Buyers stepped in to give markets a boost with the S&P 500 going as far as to register an accumulation day. Yesterday's gains still feel a little early in the game but whatever the cause, the move higher can't be ignored. This may be part of an a-b-c style, zig-zag move into Fibonacci retracements but much depends on what happens when indices make their second test of 200-day MAs.
The Nasdaq had the biggest gain on the day yesterday, but the buying wasn't enough to register an accumulation day and it didn't quite recover its 20-day MA. Aggressive shorts may look to target the 20-day MA but a move back to 13,181 can't be discounted as part of this mini-rally; so keep stops tight if using the 20-day MA for entry. Note, yesterday's gain did little to recover the 'sell' triggers in the MACD and On-Balance-Volume.

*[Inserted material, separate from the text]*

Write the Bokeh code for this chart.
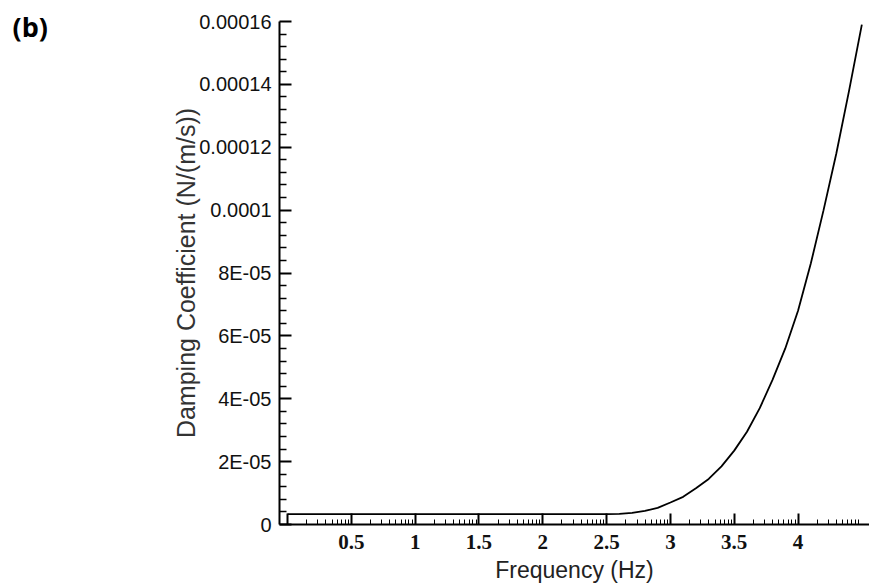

The S&P didn't have as big a percentage gain yesterday as the Nasdaq, but it did manage to recover its 20-day MA. On-Balance-Volume is close to a new 'buy' trigger, but the MACD remains firmly on a 'sell' trigger. The index also continues to underperform against the Russell 2000. However, the S&P is more inclined to retest its 200-day MA in what had been a picture perfect test of this moving average a couple of weeks ago. A second test of such a key moving average over a short space of time would suggest an upside break is coming.
The Russell 2000 will be the first to retest its 200-day MA - and will likely do so today - if not Monday. The index is accelerating its outperformance against the Nasdaq and S&P, so if going long is your angle - then the Russell 2000 is the trade. Aside from the MACD, technicals continue to improve.
Yesterday's offers a two pronged attack; bulls will look to leverage strength in the Russell 2000 while bears will seek to pressure the S&P. The intermediate trend favors bears and the 200-day MA has contained the bounce, but should the Russell 2000 break through, then shorts will need to keep things tight.